I wish I were an Oscar Mayer wiener. That is what I'd truly like to be. 'Cause if I were an Oscar Mayer wiener, everyone would be in love with me.
You know, until midway through the picnic when they discovered they were eating cow feet, chicken rectal tendons and ground-up pony scrotums.
The point here — and for legal purposes, it should be noted that Oscar Mayer wieners contain far less than the 4 percent scrotum allowed by the FDA — is that we all want to have our own identity. A catchy slogan. Maybe even a logo. Something that says we are unique. One of a kind.
It's called a brand, the creation of an image. Our village recently paid Stone Mantel, a consulting firm, $111,000 for one of these brands, thinking perhaps that someone could improve upon our town's long-standing brand ("Geez, What a Dump!").
Turns out our new $111,000 brand — "Live it up!" — was already the brand of Battle Creek, Mich., and several other American cities. Oops.

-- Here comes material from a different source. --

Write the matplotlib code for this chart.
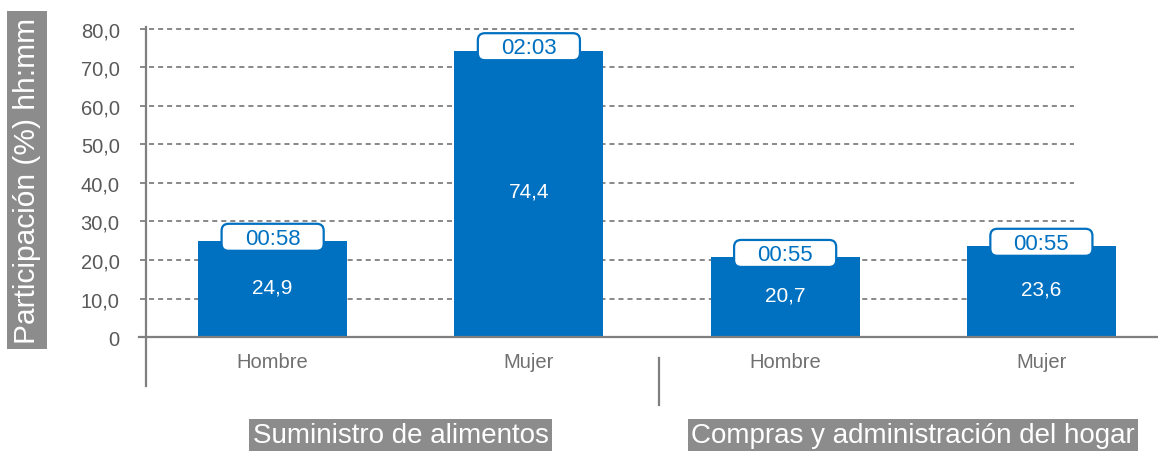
import numpy as np
import matplotlib
matplotlib.use('Agg')
import matplotlib.pyplot as plt
from matplotlib.patches import FancyBboxPatch

plt.rcParams['font.family'] = ['Liberation Sans', 'DejaVu Sans']

# participation share (%) and average daily time per activity / sex
groups = ['Suministro de alimentos', 'Compras y administración del hogar']
categories = ['Hombre', 'Mujer', 'Hombre', 'Mujer']
participation = [24.9, 74.4, 20.7, 23.6]
hours = ['00:58', '02:03', '00:55', '00:55']
yticks = [0, 10, 20, 30, 40, 50, 60, 70, 80]

blue = '#0070c0'
grey_line = '#7f7f7f'
grey_box = '#8c8c8c'

fig = plt.figure(figsize=(11.58, 4.52), dpi=100)
ax = fig.add_axes([0.1261, 0.2522, 0.8739, 0.6985])

x = np.arange(len(categories))
px_x = 256.0   # pixels per x unit
px_y = 3.85    # pixels per y unit
ax.set_xlim(-126.5 / px_x, 3 + 116.5 / px_x)
ax.set_ylim(0, 82)

for s in ax.spines.values():
    s.set_visible(False)

# dashed grid
ax.hlines(yticks[1:], -0.518, 3.127, colors=grey_line, linestyles=(0, (2.8, 2.2)),
          linewidth=1.3, zorder=1, clip_on=False)

bars = ax.bar(x, participation, width=149 / px_x, color=blue, zorder=2)

# axes lines
ax.plot([-0.52, ax.get_xlim()[1]], [0, 0], color=grey_line, lw=1.6, zorder=3, clip_on=False)
ax.plot([-0.494, -0.494], [80.5, -12.7], color=grey_line, lw=1.6, zorder=3, clip_on=False)
ax.plot([1.506, 1.506], [-5.45, -17.7], color=grey_line, lw=1.6, zorder=3, clip_on=False)

ax.set_yticks(yticks)
ax.set_yticklabels(['0'] + [f'{v:.1f}'.replace('.', ',') for v in yticks[1:]])
ax.tick_params(axis='y', length=0, pad=19, labelsize=14.5, labelcolor='#595959')
ax.set_xticks(x)
ax.set_xticklabels(categories)
ax.tick_params(axis='x', length=0, pad=11, labelsize=14.5, labelcolor='#707070')

bw = 102 / px_x
bh = 27 / px_y
for xi, v, h in zip(x, participation, hours):
    ax.text(xi, v / 2 + 0.6, f'{v:.1f}'.replace('.', ','), ha='center', va='center',
            color='white', fontsize=15, zorder=4)
    yc = v + 1.0
    box = FancyBboxPatch((xi - bw / 2, yc - bh / 2), bw, bh,
                         boxstyle='round,pad=0,rounding_size=%f' % (7 / px_x),
                         mutation_aspect=px_x / px_y,
                         facecolor='white', edgecolor=blue, linewidth=1.6,
                         zorder=4, clip_on=False)
    ax.add_patch(box)
    ax.text(xi, yc - 0.3, h, ha='center', va='center', color=blue, fontsize=16,
            zorder=5)

# group labels under the axis
for gx, g in zip([0.5, 2.5], groups):
    ax.text(gx, -25.5, g, ha='center', va='center', color='white', fontsize=20,
            bbox=dict(boxstyle='square,pad=0.12', facecolor=grey_box, edgecolor='none'),
            clip_on=False)

fig.text(0.0233, 0.60, 'Participación (%) hh:mm', rotation=90, ha='center', va='center',
         color='white', fontsize=21.5,
         bbox=dict(boxstyle='square,pad=0.2', facecolor=grey_box, edgecolor='none'))

fig.savefig('out.png', dpi=100)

There was no way of knowing that, obviously. It's not like the consultants had access to anything like that fancy, new Internet or had any possible way to find out if another town already had "Live it up!" as a brand. For God's sake, they're not miracle workers.

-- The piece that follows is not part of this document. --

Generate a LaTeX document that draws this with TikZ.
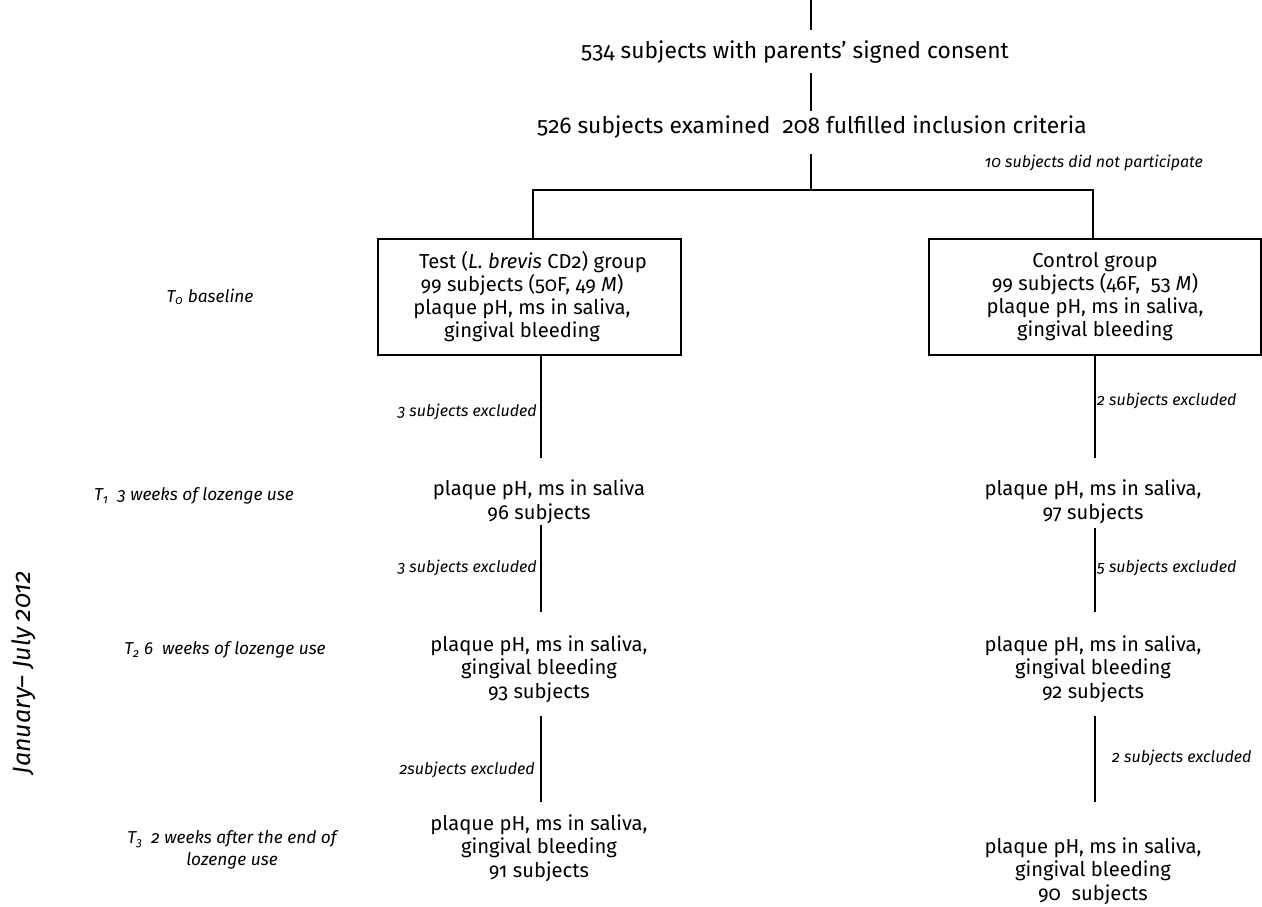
\documentclass[tikz,border=0pt]{standalone}
\usepackage{fontspec}
\setmainfont{Fira Sans}[Numbers=OldStyle]
\begin{document}
\begin{tikzpicture}[x=1pt,y=-1pt,
  conn/.style={line width=2.8pt},
  big/.style={inner sep=0pt, font=\fontsize{22.8}{26}\selectfont},
  txt/.style={inner sep=0pt, align=center, font=\fontsize{20.2}{23.5}\selectfont},
  boxnode/.style={draw, line width=2.2pt, minimum height=116pt, inner sep=0pt},
  boxtxt/.style={inner sep=0pt, align=center, font=\fontsize{20.2}{23}\selectfont},
  note/.style={inner sep=0pt, font=\fontsize{16}{18}\selectfont\itshape},
  tlab/.style={inner sep=0pt, align=center, font=\fontsize{17.3}{22}\selectfont\itshape}]
\useasboundingbox (0,0) rectangle (1262,906);

% top part
\coordinate (top) at (811,0);
\node[big] (consent) at (795,52) {534 subjects with parents’ signed consent};
\node[big] (exam) at (812,127) {526 subjects examined\ \ 208 fulfilled inclusion criteria};
\node[note, anchor=east] (nopart) at (1203,163) {10 subjects did not participate};
\coordinate (c1e) at (811,30);
\coordinate (c2s) at (811,73);
\coordinate (c2e) at (811,111);
\coordinate (c3s) at (811,154);
\coordinate (split) at (811,190);
\coordinate (lsplit) at (533,190);
\coordinate (rsplit) at (1093,190);

% group boxes
\node[boxnode, minimum width=303pt] (test) at (529.5,297) {};
\node[boxtxt] (testtxt) at (522,297) {\hspace*{22pt}Test (\textit{L. brevis} CD2) group\\99 subjects (50F, 49 \textit{M})\\plaque pH, ms in saliva,\\gingival bleeding};
\node[boxnode, minimum width=332pt] (ctrl) at (1095,297) {};
\node[boxtxt] (ctrltxt) at (1095,297) {Control group\\99 subjects (46F,\ \ 53 \textit{M})\\plaque pH, ms in saliva,\\gingival bleeding};

% measurement rows
\node[txt] (t1L) at (539,502) {plaque pH, ms in saliva\\96 subjects};
\node[txt] (t1R) at (1093,502) {plaque pH, ms in saliva,\\97 subjects};
\node[txt] (t2L) at (539,669) {plaque pH, ms in saliva,\\gingival bleeding\\93 subjects};
\node[txt] (t2R) at (1093,669) {plaque pH, ms in saliva,\\gingival bleeding\\92 subjects};
\node[txt] (t3L) at (539,848) {plaque pH, ms in saliva,\\gingival bleeding\\91 subjects};
\node[txt] (t3R) at (1093,871) {plaque pH, ms in saliva,\\gingival bleeding\\90\ \ subjects};

% time labels
\node[tlab] (T0) at (210,297) {T\textsubscript{0} baseline};
\node[tlab] (T1) at (194,496) {T\textsubscript{1}\ \ 3 weeks of lozenge use};
\node[tlab] (T2) at (225,650) {T\textsubscript{2} 6\ \ weeks of lozenge use};
\node[tlab] (T3) at (232,850) {T\textsubscript{3}\ \ 2 weeks after the end of\\lozenge use};
\node[inner sep=0pt, rotate=90, font=\fontsize{25}{28}\selectfont\itshape] (period) at (24,673) {January– July 2012};

% column coordinates
\coordinate (L1e) at (541,458); \coordinate (L2s) at (541,525); \coordinate (L2e) at (541,612);
\coordinate (L3s) at (541,716); \coordinate (L3e) at (541,802);
\coordinate (R1e) at (1095,458); \coordinate (R2s) at (1095,528); \coordinate (R2e) at (1095,612);
\coordinate (R3s) at (1095,716); \coordinate (R3e) at (1095,802);

% connectors
\draw[conn] (top) -- (c1e);
\draw[conn] (c2s) -- (c2e);
\draw[conn] (c3s) -- (split);
\draw[conn] (test.north -| lsplit) -- (lsplit) -- (rsplit) -- (ctrl.north -| rsplit);
\draw[conn] (test.south -| L1e) -- (L1e);
\draw[conn] (ctrl.south -| R1e) -- (R1e);
\draw[conn] (L2s) -- (L2e);
\draw[conn] (R2s) -- (R2e);
\draw[conn] (L3s) -- (L3e);
\draw[conn] (R3s) -- (R3e);

% exclusion labels
\node[note, anchor=east] (x1L) at (537,412) {3 subjects excluded};
\node[note, anchor=west] (x1R) at (1097,401) {2 subjects excluded};
\node[note, anchor=east] (x2L) at (537,568) {3 subjects excluded};
\node[note, anchor=west] (x2R) at (1097,568) {5 subjects excluded};
\node[note, anchor=east] (x3L) at (535,770) {2subjects excluded};
\node[note, anchor=west] (x3R) at (1112,758) {2 subjects excluded};
\end{tikzpicture}
\end{document}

We, of course, will not get our $111,000 back. The consultants have already re-invested that money in their latest project to brand Denver. (Sources say it's down to two finalists: "City of Lights" or "The Big Apple.")
A Powerpoint presentation on the Experience Colorado Springs (our convention and visitors bureau) website explains that the "brand essence" is that our village is "alive"; the "brand truth" is that "living means doing"; and the "brand character" is "rugged, vibrant and exceptional."

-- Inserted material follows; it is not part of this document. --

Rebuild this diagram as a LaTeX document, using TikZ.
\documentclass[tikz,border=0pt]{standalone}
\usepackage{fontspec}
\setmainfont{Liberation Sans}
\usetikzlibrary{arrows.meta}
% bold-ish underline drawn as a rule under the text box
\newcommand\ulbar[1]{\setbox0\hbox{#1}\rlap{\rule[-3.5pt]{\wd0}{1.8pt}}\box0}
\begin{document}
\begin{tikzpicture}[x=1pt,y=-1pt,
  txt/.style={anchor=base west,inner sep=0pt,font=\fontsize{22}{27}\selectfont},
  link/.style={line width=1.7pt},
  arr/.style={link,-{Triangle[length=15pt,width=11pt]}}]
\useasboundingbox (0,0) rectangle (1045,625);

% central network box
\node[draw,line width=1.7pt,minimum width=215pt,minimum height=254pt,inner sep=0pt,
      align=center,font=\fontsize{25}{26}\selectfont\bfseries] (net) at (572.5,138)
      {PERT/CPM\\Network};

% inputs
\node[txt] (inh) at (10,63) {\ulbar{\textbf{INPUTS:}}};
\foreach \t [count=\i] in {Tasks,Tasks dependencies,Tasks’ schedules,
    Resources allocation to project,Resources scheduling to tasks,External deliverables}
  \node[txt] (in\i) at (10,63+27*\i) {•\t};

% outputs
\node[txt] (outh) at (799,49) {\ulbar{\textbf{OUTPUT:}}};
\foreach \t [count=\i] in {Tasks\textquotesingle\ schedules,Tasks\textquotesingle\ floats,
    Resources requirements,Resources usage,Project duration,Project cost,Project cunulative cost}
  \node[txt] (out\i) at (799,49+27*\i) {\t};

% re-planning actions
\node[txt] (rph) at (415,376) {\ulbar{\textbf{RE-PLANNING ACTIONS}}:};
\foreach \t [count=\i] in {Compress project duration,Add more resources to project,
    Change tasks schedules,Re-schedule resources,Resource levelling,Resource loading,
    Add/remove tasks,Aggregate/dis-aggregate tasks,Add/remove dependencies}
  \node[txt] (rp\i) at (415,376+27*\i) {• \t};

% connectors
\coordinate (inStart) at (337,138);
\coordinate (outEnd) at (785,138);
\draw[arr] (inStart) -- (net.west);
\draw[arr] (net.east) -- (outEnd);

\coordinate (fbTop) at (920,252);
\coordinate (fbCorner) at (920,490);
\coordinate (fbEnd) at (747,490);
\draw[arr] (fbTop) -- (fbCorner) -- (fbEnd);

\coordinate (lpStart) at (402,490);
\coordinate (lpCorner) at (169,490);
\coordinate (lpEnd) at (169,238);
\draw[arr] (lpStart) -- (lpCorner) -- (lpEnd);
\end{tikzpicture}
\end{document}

You betcha. Otherwise, we just dropped $111,000 on a bunch of nonsense.
Speaking of conventions and visitors, there are no plans whatsoever to build an actual convention center, like most real cities. However, we do boast America the Beautiful Park, built in the shadow of the mercury-belching power plant and where kids gather to play traditional games such as "Red rover, red rover, send the kid with five arms and an extra ear right over."
Anyway, we're now the "Live it up!" city. Well, one of them. And just by way of a tip, you might want to "Live it up" before 7 p.m., when most of our restaurants close.
It could have been worse. Here are some previous unique brands developed just for other towns and cities by clever consulting folks like Stone Mantel:
• Milwaukee: "All the Lonely People, Where Do They All Come From? All the Lonely People, Where Do They All Belong?"
• Providence, R.I.: "Everybody Wang Chung Tonight."
• Bismarck, N.D.: "Home of the Whopper."
• Bend, Ore.: "Sometimes You Feel Like a Nut, Sometimes You Don't."
• Amarillo, Texas: "I Could've Been a Contender. I Could've Been Somebody Instead of a Bum, Which Is What I Am."
• Wilkes-Barre, Pa.: "One Morning I Shot an Elephant in My Pajamas. How He Got in My Pajamas, I Don't Know."
• Bowling Green, Ky.: "And the Cat's in the Cradle and the Silver Spoon. Little Boy Blue and the Man in the Moon."
• Bangor, Maine: "Find Your Happy Place in Baltimore."
• Baton Rouge, La.: "Here's Another Nice Mess You've Gotten Me Into."
• Dodge City, Kan.: "In the Valley of the Jolly, Ho, Ho, Ho, Green Giant!"
• Peoria, Ill.: "I Said Yo Jay, I Can Rap. And I Spit This Rap That Said I'm Killin' Ya'll Mother-------'s On This Lyrical Sh-t, Mayonnaise Colored Benz, I Push Miracle Whips."
• Pocatello, Idaho: "Georgia on my Mind."
• Coral Gables, Fla.: "Fall in Love With Louisiana All Over Again."
• Dover, Del.: "I'll Get You my Pretty, and Your Little Dog, Too."
• Waterbury, Conn.: "Gentlemen, Start Your Engines!"
• Durango: "Oh Danny Boy, the Pipes, the Pipes are Calling. The Summer's Gone and All the Flowers Are Dying."
• Bakersfield, Calif.: "Bond. James Bond."
• Carson City, Nev.: "Love Means Never Having to Say You're Sorry."
• Montgomery, Ala.: "A Census Taker Once Tried to Test Me. I Ate His Liver With Some Fava Beans and a Nice Chianti."